July 25, 1978
Even before Louise Brown arrived, the London tabloids called her "Our Miracle Baby," and critics muttered words like Frankenstein. The world's first test-tube baby, she was born at 13 minutes to midnight a 5-lb. 12-oz. bundle of squealing ethical questions and implications for the future of the species. After hundreds of tries, Lesley Brown's doctors found the secret to creating a baby outside the womb: having fertilized her egg in vitro, or in a Petri dish, they implanted the embryo after only 2 1/2 days rather than waiting for five and were rewarded with their first successful pregnancy. The breakthrough was not chronicled in some journal of reproductive medicine. The whole world awaited the birth because at the suggestion of one of their doctors, the parents had negotiated exclusive rights to the first baby pictures with the London Daily Mail for more than $500,000. Newspapers that bought reprint rights were guaranteed a 40% discount if the baby died within the first week.

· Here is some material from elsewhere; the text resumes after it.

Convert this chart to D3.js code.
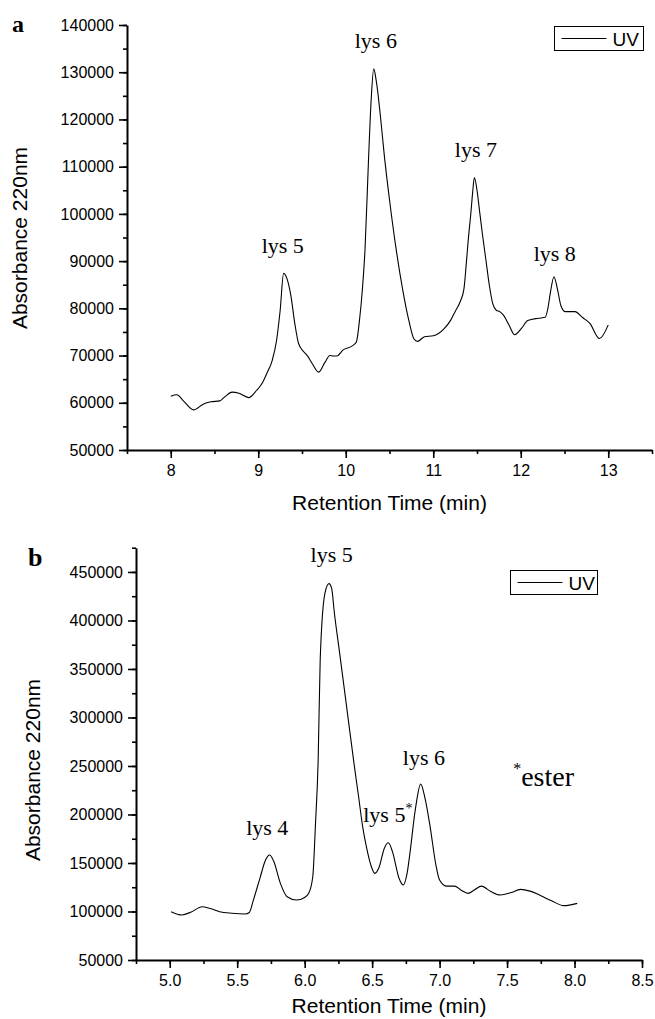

It was the rare commentator who avoided any mention of Aldous Huxley. Some warned of baby farms and assembly lines of fetuses grown in test tubes, of rich women renting poor women's wombs to avoid the inconvenience of pregnancy. But fear was no match for dreams for thousands of infertile couples: "I would hope that within a very few years ... this will be a fairly commonplace affair," said Robert Edwards, one of the doctors. Louise is now 24, and 1 million babies later, that prophecy has come true.